* PROBLEM DESCRIPTION
Set down all of the data that follows word for word, without the images.

-- BEGIN --

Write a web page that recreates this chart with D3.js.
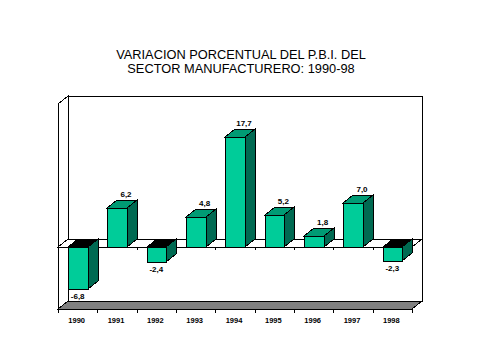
<!DOCTYPE html>
<html>
<head>
<meta charset="utf-8">
<script src="https://cdn.jsdelivr.net/npm/d3@7"></script>
<style>
  html, body { margin: 0; padding: 0; background: #ffffff; }
  svg { display: block; }
</style>
</head>
<body>
<svg id="chart" width="477" height="356"></svg>
<script>
const categories = ["1990", "1991", "1992", "1993", "1994", "1995", "1996", "1997", "1998"];
const values = [-6.8, 6.2, -2.4, 4.8, 17.7, 5.2, 1.8, 7.0, -2.3];
const titleLines = ["VARIACION PORCENTUAL DEL P.B.I. DEL", "SECTOR MANUFACTURERO: 1990-98"];
const yDomain = [-10, 23];

(function () {
const svg = d3.select("#chart");
const dx = 10, dy = 8;
const pLeft = 58, pRight = 412, pTop = 104, pBottom = 309;

const x = d3.scaleBand().domain(categories).range([pLeft, pRight]).padding(0);
const y = d3.scaleLinear().domain(yDomain).range([pBottom, pTop]);
const bw = x.bandwidth();
const fmt = v => d3.format(".1f")(v).replace(".", ",").replace("\u2212", "-");

const colFront = "#00CC99", colTop = "#009B74", colSide = "#006A52", colFloor = "#808080";

const pts = a => a.map(p => p.join(",")).join(" ");
const g = svg.append("g").attr("shape-rendering", "crispEdges");

// Title
svg.append("g").selectAll("text").data(titleLines).join("text")
  .attr("x", 241).attr("y", (d, i) => 58.5 + i * 14.5)
  .attr("text-anchor", "middle")
  .attr("font-family", "Liberation Sans, Arial, sans-serif")
  .attr("font-size", "12.8px")
  .attr("fill", "#000")
  .text(d => d);

// Back wall
g.append("polygon")
  .attr("points", pts([[pLeft + dx, pTop - dy], [pRight + dx, pTop - dy], [pRight + dx, pBottom - dy], [pLeft + dx, pBottom - dy]]))
  .attr("fill", "#fff").attr("stroke", "#000");
// Left wall
g.append("polygon")
  .attr("points", pts([[pLeft, pTop], [pLeft + dx, pTop - dy], [pLeft + dx, pBottom - dy], [pLeft, pBottom]]))
  .attr("fill", "#fff").attr("stroke", "#000");
// Floor
g.append("polygon")
  .attr("points", pts([[pLeft, pBottom], [pLeft + dx, pBottom - dy], [pRight + dx, pBottom - dy], [pRight, pBottom]]))
  .attr("fill", colFloor).attr("stroke", "#000");

// Zero plane
const y0 = Math.round(y(0));
g.append("polygon")
  .attr("points", pts([[pLeft, y0], [pLeft + dx, y0 - dy], [pRight + dx, y0 - dy], [pRight, y0]]))
  .attr("fill", "#fff").attr("stroke", "#000");
const bounds = categories.map(c => x(c)).concat([pRight]);
g.selectAll("line.zt").data(bounds.slice(1)).join("line")
  .attr("x1", d => Math.round(d) + 0.5).attr("x2", d => Math.round(d) + 0.5)
  .attr("y1", y0).attr("y2", y0 + 3).attr("stroke", "#000");

// Bars
const data = categories.map((c, i) => ({ c, v: values[i] }));
g.selectAll("g.bar").data(data).join("g").attr("class", "bar").each(function (d) {
  const s = d3.select(this);
  const x0 = Math.round(x(d.c) + bw * 0.25);
  const x1 = Math.round(x(d.c) + bw * 0.75);
  const yt = Math.round(y(Math.max(d.v, 0)));
  const yb = Math.round(y(Math.min(d.v, 0)));
  s.append("polygon")
    .attr("points", pts([[x1, yt], [x1 + dx, yt - dy], [x1 + dx, yb - dy], [x1, yb]]))
    .attr("fill", colSide).attr("stroke", "#000");
  s.append("polygon")
    .attr("points", pts([[x0, yt], [x0 + dx, yt - dy], [x1 + dx, yt - dy], [x1, yt]]))
    .attr("fill", d.v < 0 ? "#000" : colTop).attr("stroke", "#000");
  s.append("rect")
    .attr("x", x0).attr("y", yt).attr("width", x1 - x0).attr("height", yb - yt)
    .attr("fill", colFront).attr("stroke", "#000");
});

// Value labels
svg.append("g").selectAll("text").data(data).join("text")
  .attr("x", d => x(d.c) + bw * 0.5 + (d.v >= 0 ? 9 : 0))
  .attr("y", d => d.v >= 0 ? y(d.v) - 11 : y(d.v) + 10)
  .attr("text-anchor", "middle")
  .attr("font-family", "Liberation Sans, Arial, sans-serif")
  .attr("font-size", "8px").attr("font-weight", "bold")
  .attr("fill", "#000")
  .text(d => fmt(d.v));

// Category axis at bottom
const ax = svg.append("g").attr("transform", `translate(0,${pBottom})`)
  .call(d3.axisBottom(x).tickSize(0).tickPadding(9));
ax.select(".domain").remove();
ax.selectAll("text")
  .attr("dx", "-1px")
  .attr("font-family", "Liberation Sans, Arial, sans-serif")
  .attr("font-size", "7.5px").attr("font-weight", "bold")
  .attr("fill", "#000");
const bt = svg.append("g").attr("shape-rendering", "crispEdges");
bt.append("line").attr("x1", pLeft).attr("x2", pRight).attr("y1", pBottom + 0.5).attr("y2", pBottom + 0.5).attr("stroke", "#000");
bt.selectAll("line.t").data(bounds).join("line")
  .attr("x1", d => Math.round(d) + 0.5).attr("x2", d => Math.round(d) + 0.5)
  .attr("y1", pBottom).attr("y2", pBottom + 4).attr("stroke", "#000");
})();
</script>
</body>
</html>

-- END --

* RESPONSE FOR THIS EXERCISE
Write a web page that recreates this chart with D3.js.
<!DOCTYPE html>
<html>
<head>
<meta charset="utf-8">
<script src="https://cdn.jsdelivr.net/npm/d3@7"></script>
<style>
  html, body { margin: 0; padding: 0; background: #ffffff; }
  svg { display: block; }
</style>
</head>
<body>
<svg id="chart" width="477" height="356"></svg>
<script>
const categories = ["1990", "1991", "1992", "1993", "1994", "1995", "1996", "1997", "1998"];
const values = [-6.8, 6.2, -2.4, 4.8, 17.7, 5.2, 1.8, 7.0, -2.3];
const titleLines = ["VARIACION PORCENTUAL DEL P.B.I. DEL", "SECTOR MANUFACTURERO: 1990-98"];
const yDomain = [-10, 23];

(function () {
const svg = d3.select("#chart");
const dx = 10, dy = 8;
const pLeft = 58, pRight = 412, pTop = 104, pBottom = 309;

const x = d3.scaleBand().domain(categories).range([pLeft, pRight]).padding(0);
const y = d3.scaleLinear().domain(yDomain).range([pBottom, pTop]);
const bw = x.bandwidth();
const fmt = v => d3.format(".1f")(v).replace(".", ",").replace("\u2212", "-");

const colFront = "#00CC99", colTop = "#009B74", colSide = "#006A52", colFloor = "#808080";

const pts = a => a.map(p => p.join(",")).join(" ");
const g = svg.append("g").attr("shape-rendering", "crispEdges");

// Title
svg.append("g").selectAll("text").data(titleLines).join("text")
  .attr("x", 241).attr("y", (d, i) => 58.5 + i * 14.5)
  .attr("text-anchor", "middle")
  .attr("font-family", "Liberation Sans, Arial, sans-serif")
  .attr("font-size", "12.8px")
  .attr("fill", "#000")
  .text(d => d);

// Back wall
g.append("polygon")
  .attr("points", pts([[pLeft + dx, pTop - dy], [pRight + dx, pTop - dy], [pRight + dx, pBottom - dy], [pLeft + dx, pBottom - dy]]))
  .attr("fill", "#fff").attr("stroke", "#000");
// Left wall
g.append("polygon")
  .attr("points", pts([[pLeft, pTop], [pLeft + dx, pTop - dy], [pLeft + dx, pBottom - dy], [pLeft, pBottom]]))
  .attr("fill", "#fff").attr("stroke", "#000");
// Floor
g.append("polygon")
  .attr("points", pts([[pLeft, pBottom], [pLeft + dx, pBottom - dy], [pRight + dx, pBottom - dy], [pRight, pBottom]]))
  .attr("fill", colFloor).attr("stroke", "#000");

// Zero plane
const y0 = Math.round(y(0));
g.append("polygon")
  .attr("points", pts([[pLeft, y0], [pLeft + dx, y0 - dy], [pRight + dx, y0 - dy], [pRight, y0]]))
  .attr("fill", "#fff").attr("stroke", "#000");
const bounds = categories.map(c => x(c)).concat([pRight]);
g.selectAll("line.zt").data(bounds.slice(1)).join("line")
  .attr("x1", d => Math.round(d) + 0.5).attr("x2", d => Math.round(d) + 0.5)
  .attr("y1", y0).attr("y2", y0 + 3).attr("stroke", "#000");

// Bars
const data = categories.map((c, i) => ({ c, v: values[i] }));
g.selectAll("g.bar").data(data).join("g").attr("class", "bar").each(function (d) {
  const s = d3.select(this);
  const x0 = Math.round(x(d.c) + bw * 0.25);
  const x1 = Math.round(x(d.c) + bw * 0.75);
  const yt = Math.round(y(Math.max(d.v, 0)));
  const yb = Math.round(y(Math.min(d.v, 0)));
  s.append("polygon")
    .attr("points", pts([[x1, yt], [x1 + dx, yt - dy], [x1 + dx, yb - dy], [x1, yb]]))
    .attr("fill", colSide).attr("stroke", "#000");
  s.append("polygon")
    .attr("points", pts([[x0, yt], [x0 + dx, yt - dy], [x1 + dx, yt - dy], [x1, yt]]))
    .attr("fill", d.v < 0 ? "#000" : colTop).attr("stroke", "#000");
  s.append("rect")
    .attr("x", x0).attr("y", yt).attr("width", x1 - x0).attr("height", yb - yt)
    .attr("fill", colFront).attr("stroke", "#000");
});

// Value labels
svg.append("g").selectAll("text").data(data).join("text")
  .attr("x", d => x(d.c) + bw * 0.5 + (d.v >= 0 ? 9 : 0))
  .attr("y", d => d.v >= 0 ? y(d.v) - 11 : y(d.v) + 10)
  .attr("text-anchor", "middle")
  .attr("font-family", "Liberation Sans, Arial, sans-serif")
  .attr("font-size", "8px").attr("font-weight", "bold")
  .attr("fill", "#000")
  .text(d => fmt(d.v));

// Category axis at bottom
const ax = svg.append("g").attr("transform", `translate(0,${pBottom})`)
  .call(d3.axisBottom(x).tickSize(0).tickPadding(9));
ax.select(".domain").remove();
ax.selectAll("text")
  .attr("dx", "-1px")
  .attr("font-family", "Liberation Sans, Arial, sans-serif")
  .attr("font-size", "7.5px").attr("font-weight", "bold")
  .attr("fill", "#000");
const bt = svg.append("g").attr("shape-rendering", "crispEdges");
bt.append("line").attr("x1", pLeft).attr("x2", pRight).attr("y1", pBottom + 0.5).attr("y2", pBottom + 0.5).attr("stroke", "#000");
bt.selectAll("line.t").data(bounds).join("line")
  .attr("x1", d => Math.round(d) + 0.5).attr("x2", d => Math.round(d) + 0.5)
  .attr("y1", pBottom).attr("y2", pBottom + 4).attr("stroke", "#000");
})();
</script>
</body>
</html>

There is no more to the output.